Theories abound regarding whether, when, and how we will collectively return to office life and the implications for employment relations. For each of productivity, happiness, compensation, and diversity one can find just as many arguments that this facet will improve as deteriorate. Some employees say that the switch to the current arrangement is a dream, others a nightmare, and others still that they are gradually adapting. Well positioned businesses have thrived, others have died, and most of the survivors are in a messy working-through-it period while wondering how temporary circumstances are. Many employers are telling their employees that they can expect reduced compensation if they work remotely. In fact the reality is as simple as it is complex: circumstances are highly situational.
By mid-2021, with many of the incidental difficulties of remote work washed away by a violent storm, we will begin to see the emergence of a range of modalities throughout industry that hinges more on company nature, employee archetype, individual preference, and balances of power, instead of a rigidly uniform This Is How Things Have Always Been. There will, of course, exist a fair amount of momentum that momentarily masks this trend, but the trajectory is inevitable. The availability of remote work will be one more knob that companies can turn to optimize productivity on both micro and macro levels and one more chit on the comp negotiation table.
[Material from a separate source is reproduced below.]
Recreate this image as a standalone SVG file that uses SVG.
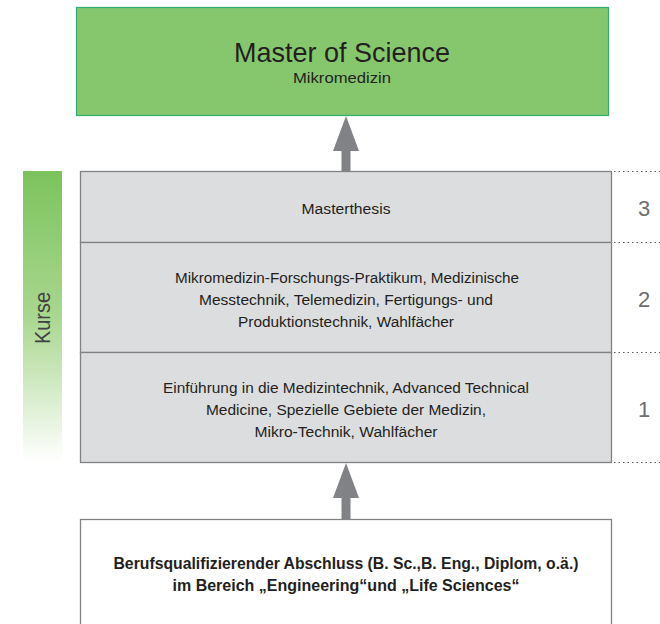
<svg xmlns="http://www.w3.org/2000/svg" width="660" height="624" viewBox="0 0 660 624">
<style>
text{font-family:"Liberation Sans",Arial,sans-serif;fill:#231f20;text-anchor:middle}
.t{font-size:15.5px}
.b{font-size:16px;font-weight:bold}
.n{font-size:22px;fill:#6d6e71}
.dot{stroke:#58595b;stroke-width:1.2;stroke-dasharray:1.5 3}
.arr{fill:#808285}
</style>
<defs>
<linearGradient id="kg" x1="0" y1="0" x2="0" y2="1">
<stop offset="0" stop-color="#7cc35c"/>
<stop offset="0.5" stop-color="#a9d78f"/>
<stop offset="1" stop-color="#ffffff"/>
</linearGradient>
</defs>
<g id="master">
<rect x="76.5" y="7.5" width="532" height="108" fill="#86c76e" stroke="#2fae72" stroke-width="1.2"/>
<text x="342" y="62" style="font-size:28px" textLength="216" lengthAdjust="spacingAndGlyphs">Master of Science</text>
<text x="342" y="83" style="font-size:15.5px" textLength="98" lengthAdjust="spacingAndGlyphs">Mikromedizin</text>
</g>
<g id="kurse">
<rect x="23" y="171" width="39" height="291" fill="url(#kg)"/>
<text transform="translate(50 318) rotate(-90)" style="font-size:22px;fill:#414042" textLength="52" lengthAdjust="spacingAndGlyphs">Kurse</text>
</g>
<g id="semester3">
<rect x="80.5" y="171.5" width="531" height="71" fill="#dcdddf" stroke="#808285" stroke-width="1.3"/>
<text class="t" x="346" y="214" textLength="89" lengthAdjust="spacingAndGlyphs">Masterthesis</text>
</g>
<g id="semester2">
<rect x="80.5" y="242.5" width="531" height="110" fill="#dcdddf" stroke="#808285" stroke-width="1.3"/>
<text class="t" x="347" y="283" textLength="344" lengthAdjust="spacingAndGlyphs">Mikromedizin-Forschungs-Praktikum, Medizinische</text>
<text class="t" x="346" y="305" textLength="294" lengthAdjust="spacingAndGlyphs">Messtechnik, Telemedizin, Fertigungs- und</text>
<text class="t" x="346" y="327" textLength="216" lengthAdjust="spacingAndGlyphs">Produktionstechnik, Wahlfächer</text>
</g>
<g id="semester1">
<rect x="80.5" y="352.5" width="531" height="110" fill="#dcdddf" stroke="#808285" stroke-width="1.3"/>
<text class="t" x="346" y="393" textLength="366" lengthAdjust="spacingAndGlyphs">Einführung in die Medizintechnik, Advanced Technical</text>
<text class="t" x="346" y="415" textLength="280" lengthAdjust="spacingAndGlyphs">Medicine, Spezielle Gebiete der Medizin,</text>
<text class="t" x="346" y="437" textLength="183" lengthAdjust="spacingAndGlyphs">Mikro-Technik, Wahlfächer</text>
</g>
<g id="numbers">
<line class="dot" x1="614" y1="171.5" x2="660" y2="171.5"/>
<line class="dot" x1="614" y1="242.5" x2="660" y2="242.5"/>
<line class="dot" x1="614" y1="352.5" x2="660" y2="352.5"/>
<line class="dot" x1="614" y1="462.5" x2="660" y2="462.5"/>
<text class="n" x="644" y="216">3</text>
<text class="n" x="644" y="307">2</text>
<text class="n" x="644" y="417">1</text>
</g>
<g id="voraussetzung">
<rect x="80.5" y="519.5" width="531" height="110" fill="#ffffff" stroke="#808285" stroke-width="1.3"/>
<text class="b" x="346" y="569" textLength="465" lengthAdjust="spacingAndGlyphs">Berufsqualifizierender Abschluss (B. Sc.,B. Eng., Diplom, o.ä.)</text>
<text class="b" x="346" y="591" textLength="347" lengthAdjust="spacingAndGlyphs">im Bereich „Engineering“und „Life Sciences“</text>
</g>
<g id="connectors">
<polygon class="arr" points="346,116 359,151 350.5,151 350.5,171 341.5,171 341.5,151 333,151"/>
<polygon class="arr" points="346,463 359,498 350.5,498 350.5,519 341.5,519 341.5,498 333,498"/>
</g>
</svg>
Work that involves the regular and rapid mixing of ideas to foment innovation will continue to benefit from high-density talent hubs that foster serendipity. Complex creative work will forever benefit from schedule synchrony, latency minimization, and interaction fluidity of a kind that mere technology cannot yet offer. The supply and demand of talent, and its ROI when plugged into various contexts, are what will ultimately drive compensation, not where people call home, and not what many would call “fair”. Companies will ever respond to market and governmental forces, finding the path of least resistance to maximum profit or be outcompeted by those that do. Top-tier talent will continue to be able to write its own ticket while commoditized workers will ever experience a downward pressure on wages and a consequent rise of disenfranchisement, resentment, and radicalization. We will either proactively find a way to re-engage and re-integrate the people who are feeling left behind or tip over a precipice that requires us to deal reactively with an inevitable and violent upheaval.
The re-imagining of the office, the roboticization of countless jobs, a resurgence of onshore production, and an inevitable reckoning with the implications of our digital ecosystems in the coming years will prove incredibly disorienting, disruptive, and unpredictable. Best to remain resilient in every way that you can and think deeply about what you value.